After the war Joseph went to Chicago to live with a sister and her husband. Spiegel found the brawling town to be little more than a step up from prison with unsanitary water and a ubiquitous stench from the new meat-packing houses.
But the young town had a vibrancy and promise.
In less than a month his brother-in-law had set him up in the furniture business.

At J. Spiegel and Company he waited on customers, ordered stock,
tended the books and packed merchandise. By 1870 Spiegel assumed full control.
The next year the Great Chicago Fire consumed the business district and Spiegel scrambled to haul as much stock as possible to his backyard before his small wood shop was destroyed. The next morning he leased a lot on Michigan Avenue and began selling what he could under a tent.

A rebuilding Chicago needed his furniture but the Panic of 1873 sapped his remaining resources. He was able to entice an investor, Jacob Cahn, to remain open as Spiegel and Cahn, Retail Furniture Dealers. Business was brisk and when Cahn retired in 1879 Spiegel was once again selling furniture as J. Spiegel and Company.

At the time a wave of immigrants populated Chicago and spawned a spate of cut-rate, low-quality furniture dealers. Spiegel, who deplored the trade in cheap goods, responded aggressively with advertising, even supplying furniture to theaters as props in exchange for mentions on the playbills. But his wealthy customers were deserting traditional areas for newer homes in the suburbs. Spiegel was looking at a dying business.

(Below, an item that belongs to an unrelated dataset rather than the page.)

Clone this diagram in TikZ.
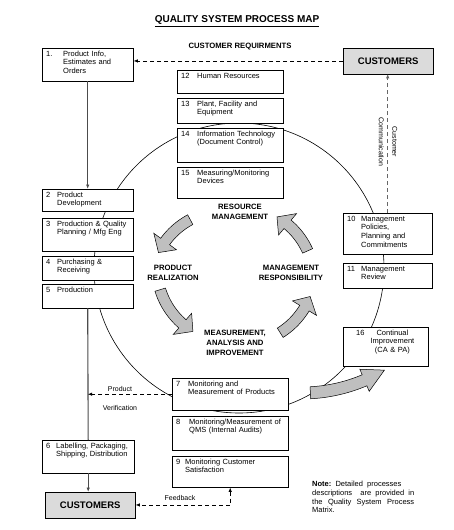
\documentclass[tikz,border=0pt]{standalone}
\usepackage{fontspec}
\setmainfont{Liberation Sans}
\usetikzlibrary{arrows.meta}
\newcommand{\boxfont}{\fontsize{7.5}{8.7}\selectfont}
\newcommand{\labfont}{\fontsize{7.7}{9.7}\selectfont\bfseries}
\newcommand{\ptext}[3][11pt]{\begin{tabular}[t]{@{}p{#1}@{}l@{}}#2&\begin{tabular}[t]{@{}l@{}}#3\end{tabular}\end{tabular}}
\newcommand{\bendarrow}[8]{%
  \filldraw[bendfill] plot[domain=#4:#5, samples=16] ({#1+(#3+#7)*cos(\x)},{#2+(#3+#7)*sin(\x)})
    -- ({#1+(#3+#8)*cos(#5)},{#2+(#3+#8)*sin(#5)})
    -- ({#1+#3*cos(#6)},{#2+#3*sin(#6)})
    -- ({#1+(#3-#8)*cos(#5)},{#2+(#3-#8)*sin(#5)})
    -- plot[domain=#5:#4, samples=16] ({#1+(#3-#7)*cos(\x)},{#2+(#3-#7)*sin(\x)}) -- cycle;}
\pgfkeys{tikz/procbox/.style={draw, fill=white, anchor=north west, align=left,
                              inner xsep=4pt, inner ysep=2.5pt, font=\boxfont, text height=5.5pt}}
\pgfkeys{tikz/custbox/.style={draw, fill=black!14, anchor=north west, inner sep=0pt,
                              minimum width=90pt, minimum height=25.5pt,
                              font=\fontsize{9.5}{11}\selectfont\bfseries}}
\pgfkeys{tikz/biglabel/.style={align=center, inner sep=1pt, font=\labfont}}
\pgfkeys{tikz/smalltext/.style={inner sep=1pt, font=\fontsize{7}{8.5}\selectfont}}
\pgfkeys{tikz/flow/.style={draw=black!70, line width=1.1pt}}
\pgfkeys{tikz/dashline/.style={line width=0.8pt, dash pattern=on 4pt off 3pt}}
\pgfkeys{tikz/commline/.style={draw=black!60, line width=1.3pt, dash pattern=on 4pt off 3pt}}
\pgfkeys{tikz/bendfill/.style={fill=black!25, draw=black, line width=0.5pt}}

\begin{document}
\begin{tikzpicture}[x=1pt, y=-1pt, >={Latex[length=4.5pt,width=3.5pt]}]
            \useasboundingbox (0,0) rectangle (454,530);

            \draw[line width=0.6pt] (239,268) circle[radius=145];

            \node[font=\fontsize{10}{12}\selectfont\bfseries] (title) at (237,21) {\underline{QUALITY SYSTEM PROCESS MAP}};
            \node[biglabel] (req) at (240,47) {CUSTOMER REQUIRMENTS};

            \node[custbox] (cust1) at (343,48) {CUSTOMERS};
            \node[custbox] (cust2) at (45,492) {CUSTOMERS};

                    \node[procbox, text width=83pt, text depth=22.5pt] (b1) at (42,48) {\ptext[17pt]{1.}{Product Info,\\Estimates and\\Orders}};
                    \node[procbox, text width=83pt, text depth=11.5pt] (b2) at (42,189) {\ptext{2}{Product\\Development}};
                    \node[procbox, text width=83pt, text depth=22.5pt] (b3) at (42,218) {\ptext{3}{Production \& Quality\\Planning / Mfg Eng}};
                    \node[procbox, text width=83pt, text depth=13.5pt] (b4) at (42,256) {\ptext{4}{Purchasing \&\\Receiving}};
                    \node[procbox, text width=83pt, text depth=13.5pt] (b5) at (42,284) {\ptext{5}{Production}};
                    \node[procbox, text width=84pt, text depth=22.5pt] (b6) at (42,440) {\ptext[10pt]{6}{Labelling, Packaging,\\Shipping, Distribution}};

                    \node[procbox, text width=108pt, text depth=21.5pt] (b7) at (172,378) {\ptext[12pt]{7}{Monitoring and\\Measurement of Products}};
                    \node[procbox, text width=108pt, text depth=23.5pt] (b8) at (172,416) {\ptext[13pt]{8}{Monitoring/Measurement of\\QMS (Internal Audits)}};
                    \node[procbox, text width=108pt, text depth=20.5pt] (b9) at (172,456) {\ptext[9pt]{9}{Monitoring Customer\\Satisfaction}};

                    \node[procbox, text width=81pt, text depth=30.5pt] (b10) at (343,213) {\ptext[14pt]{10}{Management\\Policies,\\Planning and\\Commitments}};
                    \node[procbox, text width=81pt, text depth=14.5pt] (b11) at (343,263) {\ptext[14pt]{11}{Management\\Review}};

                    \node[procbox, text width=98pt, text depth=12.5pt] (b12) at (177,70) {\ptext[16pt]{12}{Human Resources}};
                    \node[procbox, text width=98pt, text depth=14.5pt] (b13) at (177,98) {\ptext[16pt]{13}{Plant, Facility and\\Equipment}};
                    \node[procbox, text width=98pt, text depth=23.5pt] (b14) at (177,128) {\ptext[16pt]{14}{Information Technology\\(Document Control)}};
                    \node[procbox, text width=98pt, text depth=20.5pt] (b15) at (177,167) {\ptext[16pt]{15}{Measuring/Monitoring\\Devices}};

                    \node[procbox, text width=77pt, text depth=28.5pt] (b16) at (343,327) {\hspace*{9pt}16\hspace{6pt}\begin{tabular}[t]{@{}c@{}}Continual\\Improvement\\(CA \& PA)\end{tabular}};

            \node[biglabel] (resmgmt) at (240,212) {RESOURCE\\MANAGEMENT};
            \node[biglabel] (prodreal) at (173,273) {PRODUCT\\REALIZATION};
            \node[biglabel] (mgmtresp) at (291,273) {MANAGEMENT\\RESPONSIBILITY};
            \node[biglabel] (meas) at (235,343) {MEASUREMENT,\\ANALYSIS AND\\IMPROVEMENT};

            \node[smalltext, rotate=-90, align=center] (comm) at (388,142) {Customer\\[5pt]Communication};
            \node[smalltext] (prodlab) at (120,389) {Product};
            \node[smalltext] (veriflab) at (120,408) {Verification};
            \node[smalltext] (feedlab) at (180,498) {Feedback};

            \node[anchor=north west, inner sep=0pt, text width=102pt, align=justify,
                  font=\fontsize{7.5}{8.7}\selectfont] (note) at (312,481)
                  {\textbf{Note:}\ \ Detailed\ \ processes\\ descriptions\ \ are provided in\linebreak the Quality System Process\linebreak Matrix.};

                    \draw[flow, ->] (b1.south) -- (b2.north);
                    \draw[flow] (b5.south) -- (b6.north);
                    \draw[flow, ->] (b6.south) -- (b6.south |- cust2.north);

                    \draw[dashline, ->] (cust1.west) -- (cust1.west -| b1.east);
                    \draw[commline, ->] (b10.north) -- (b10.north |- cust1.south);
                    \draw[dashline, ->] (b7.west) -- (b7.west -| b5.south);
                    \draw[dashline, <->] (b9.south) |- (cust2.east);

            \bendarrow{225}{285}{74}{242}{216}{206}{5.5}{14}
            \bendarrow{240}{281}{74}{336}{310}{300}{5.5}{14}
            \bendarrow{231}{268}{74}{163}{131}{121}{5.5}{14}
            \bendarrow{241}{270}{74}{58}{31}{21}{5.5}{14}
            \bendarrow{302}{233}{160}{87}{67}{59}{6}{12}
\end{tikzpicture}
\end{document}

He finally succumbed to his son Modie’s idea of an entire spectrum of household goods sold at low cost on consumer credit. Modie attracted $32,000 in investors for his plan and in 1893 the business incorporated as Spiegel House Furnishings Company. Joseph acted as general administrator, stationed formally at the front door to greet customers and guide them to salesmen on the floor. In 1898 the first branch store for new markets opened to chase their former clients to the outreaches of Chicago.

Selling was a high-pressure environment and Spiegel’s gained a reputation for “wacky” goings-on. Modie ran the show - and often it was. The floor covering area could transform overnight into an Arabian Nights desert home to move a few Persian rugs. But the real showstopper was unlimited credit - “All you want -
on your terms.”

More Spiegels entered the business. The least promising was Arthur, Joseph’s youngest son. Given a job as a salesman he often fell asleep on a pile of a rugs. He was exiled to the warehouse and eventually given the lowest job his father could find - answering the mail. Spiegel occasionally received letters about ordering by mail on credit and it was Arthur’s job to politely invite the inquirers to visit a Spiegel store in Chicago.

One day Arthur asked his father how many of these letters he thought Spiegel received in the course of a year. Joseph’s guesstimate was ridiculously low. Arthur pestered his father for a trial at filling these orders. His father, perhaps seeing this as a way to inspire his unenterprising son, relented. Arthur handled each request personally by providing information about the wanted items, figuring the down payment, explaining the terms and figuring freight costs. In no time he had more business than he could handle, all of it unsolicited.

What would happen if Spiegel advertised? Joseph couldn’t understand offering credit to complete strangers but Arthur couldn’t be dissuaded. He produced a 24-page booklet of mail-order merchandise. Tiny Spiegel’s only innovation in a field dominated by Sears & Roebuck and Montgomery Ward was free credit. Arthur wrote an editorial on “The Beauties of Installment Credit” and adopted the slogan, “We Trust the People - Everywhere!”

The tiny Spiegel House Furnishings had more orders than they could fill.
By 1906 mail sales reached $980,000 - double the volume of retail stores.
Arthur and his staff was working 90-hour weeks. To fuel the growth Spiegel incorporated and never looked back.

Joseph Spiegel, approaching 70, was glad to let the mail division boom in another direction. He was never comfortable mailing good merchandise to people he had never met. Joseph continued doing what he liked best - greeting customers in his store and selling furniture to his friends.